所長コラム「投稿動画の著作権違反、ユーチューブの責任問わず」
投稿動画の著作権違反、ユーチューブの責任問わず 欧州司法裁
(2021年6月23日 :日経ビジネス)
(https://business.nikkei.com/atcl/global/19/london/01338/)

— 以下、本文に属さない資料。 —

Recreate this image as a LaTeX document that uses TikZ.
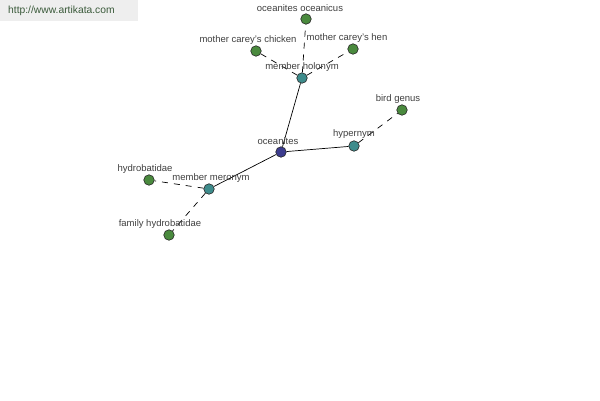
\documentclass[tikz,border=0pt]{standalone}
\usepackage{fontspec}
\setmainfont{Liberation Sans}
\begin{document}
\begin{tikzpicture}[x=1pt,y=-1pt,
  dot/.style={circle,draw=black!85,line width=0.6pt,inner sep=0pt,minimum size=10.5pt},
  leaf/.style={dot,fill=leafgreen},
  rel/.style={dot,fill=relteal},
  root/.style={dot,fill=rootblue},
  lbl/.style={font=\fontsize{9.5}{10}\selectfont,text=black!75,inner sep=0pt},
  solidedge/.style={draw=black,line width=0.7pt},
  dashedge/.style={draw=black,line width=0.7pt,dash pattern=on 6pt off 6pt}]
\definecolor{leafgreen}{HTML}{4A8A3E}
\definecolor{relteal}{HTML}{3E8C8C}
\definecolor{rootblue}{HTML}{3C3C8E}
\definecolor{urlgray}{HTML}{EEEEEE}
\definecolor{urltext}{HTML}{3A5A3A}
\useasboundingbox (0,0) rectangle (600,400);
\fill[white] (0,0) rectangle (600,400);
\node[fill=urlgray,minimum width=138pt,minimum height=21pt,anchor=north west,inner sep=0pt] (urlbox) at (0,0) {};
\node[anchor=west,font=\fontsize{10.3}{11}\selectfont,text=urltext,inner sep=0pt] (url) at (8,11) {http://www.artikata.com};
% nodes
\node[root] (oce) at (281,152) {};
\node[rel] (hol) at (302,78) {};
\node[rel] (hyp) at (354,146) {};
\node[rel] (mer) at (209,189) {};
\node[leaf] (ocn) at (306,19) {};
\node[leaf] (mcc) at (256,51) {};
\node[leaf] (mch) at (353,49) {};
\node[leaf] (bg) at (402,110) {};
\node[leaf] (hyd) at (149,180) {};
\node[leaf] (fh) at (169,235) {};
% edges
\draw[solidedge] (oce) -- (hol);
\draw[solidedge] (oce) -- (hyp);
\draw[solidedge] (oce) -- (mer);
\draw[dashedge] (hol) -- (ocn);
\draw[dashedge] (hol) -- (mcc);
\draw[dashedge] (hol) -- (mch);
\draw[dashedge] (hyp) -- (bg);
\draw[dashedge] (mer) -- (hyd);
\draw[dashedge] (mer) -- (fh);
% labels
\node[lbl] (locn) at (300,8) {oceanites oceanicus};
\node[lbl] (lmcc) at (248,40) {mother carey's chicken};
\node[lbl] (lmch) at (347,38) {mother carey's hen};
\node[lbl] (lhol) at (302,67) {member holonym};
\node[lbl] (lbg) at (398,99) {bird genus};
\node[lbl] (lhyp) at (354,134) {hypernym};
\node[lbl] (loce) at (278,141) {oceanites};
\node[lbl] (lhyd) at (145,169) {hydrobatidae};
\node[lbl] (lmer) at (211,178) {member meronym};
\node[lbl] (lfh) at (160,224) {family hydrobatidae};
\end{tikzpicture}
\end{document}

欧州連合(EU)の最高裁判所にあたる欧州司法裁判所は6月22日、米グーグル傘下の動画共有サイト「ユーチューブ」をはじめとするオンライン・プラットフォームのユーザーが投稿するコンテンツにおける著作権侵害を巡る裁判で、プラットフォーム側の責任は問わないとの判決を下した。
(コメント)
「本裁判は、ドイツの音楽プロデューサーが2008年に自身の音源利用を巡ってユーチューブを訴えたことに端を発しており、欧州司法裁判所は、著作権で保護されたコンテンツがプラットフォーム上で違法に利用できる状態であることを知りながら速やかな削除やアクセスを遮断を怠った場合や、適切な予防技術を導入しない場合には、責任を問われる可能性があると付け加えた。」とのことです。
日本でも「プロバイダ責任制限法」において、同趣旨の規定が設けられています。
「プロバイダ責任制限法」は、正式には「特定電気通信役務提供者の損害賠償責任の制限及び発信者情報の開示に関する法律」と呼ばれます。

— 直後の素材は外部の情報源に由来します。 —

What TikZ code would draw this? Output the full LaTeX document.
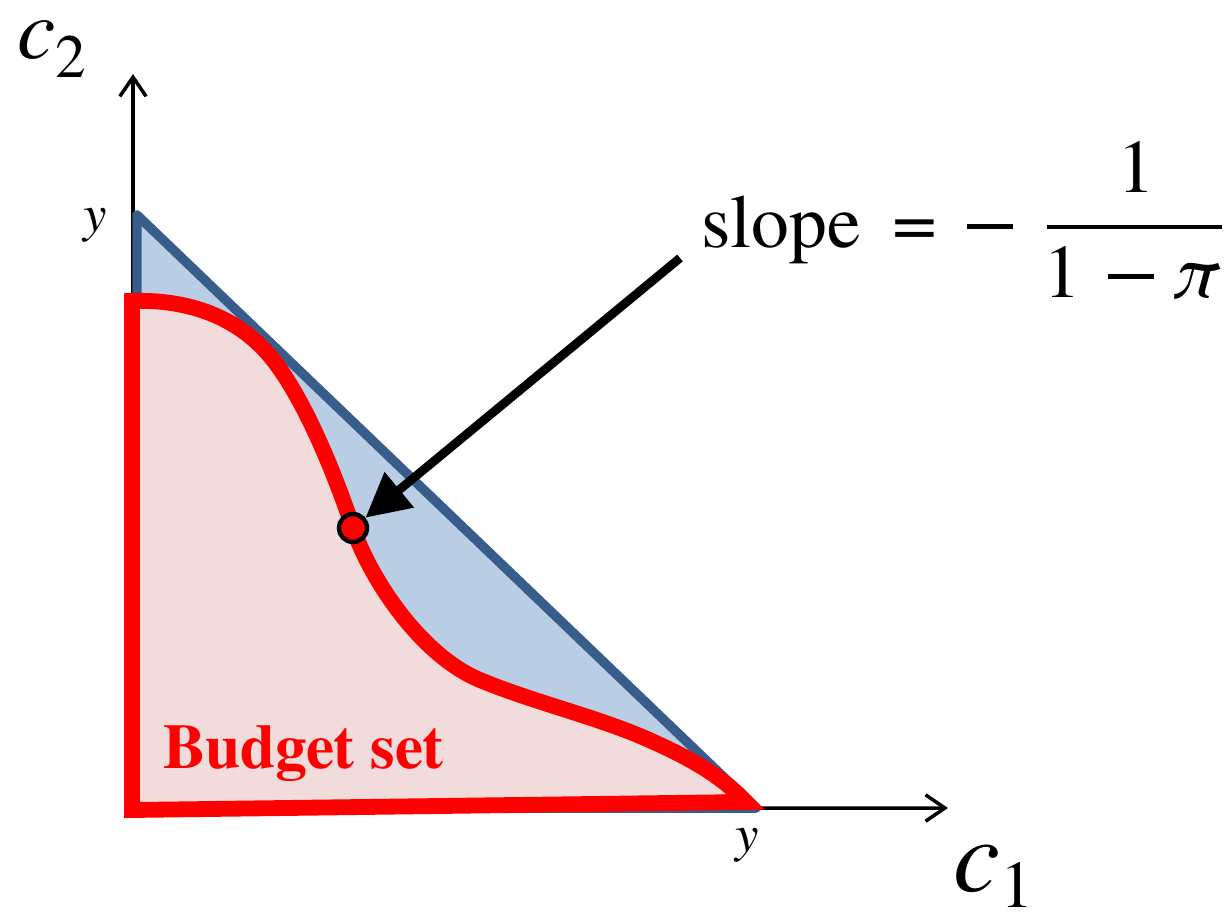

この法律は、ウェブページや電子掲示板などで行われる情報の流通によって権利侵害があった場合において、プロバイダ、サーバの管理者・運営者、掲示板管理者などの損害賠償責任の制限と、発信者情報の開示を請求する権利を定めたものです。
対応する条文は、第3条第1項第1号及び第2号です。
第三条 特定電気通信による情報の流通により他人の権利が侵害されたときは、当該特定電気通信の用に供される特定電気通信設備を用いる特定電気通信役務提供者(以下この項において「関係役務提供者」という。)は、これによって生じた損害については、権利を侵害した情報の不特定の者に対する送信を防止する措置を講ずることが技術的に可能な場合であって、次の各号のいずれかに該当するときでなければ、賠償の責めに任じない。ただし、当該関係役務提供者が当該権利を侵害した情報の発信者である場合は、この限りでない。
一 当該関係役務提供者が当該特定電気通信による情報の流通によって他人の権利が侵害されていることを知っていたとき。
二 当該関係役務提供者が、当該特定電気通信による情報の流通を知っていた場合であって、当該特定電気通信による情報の流通によって他人の権利が侵害されていることを知ることができたと認めるに足りる相当の理由があるとき。
ユーチューブでは、「Content ID」といった著作権侵害についての自動判定システムが導入されており、著作権者のポリシーに応じた策が講じられていることから、著作権侵害に関する責任が問われにくい状況になっています。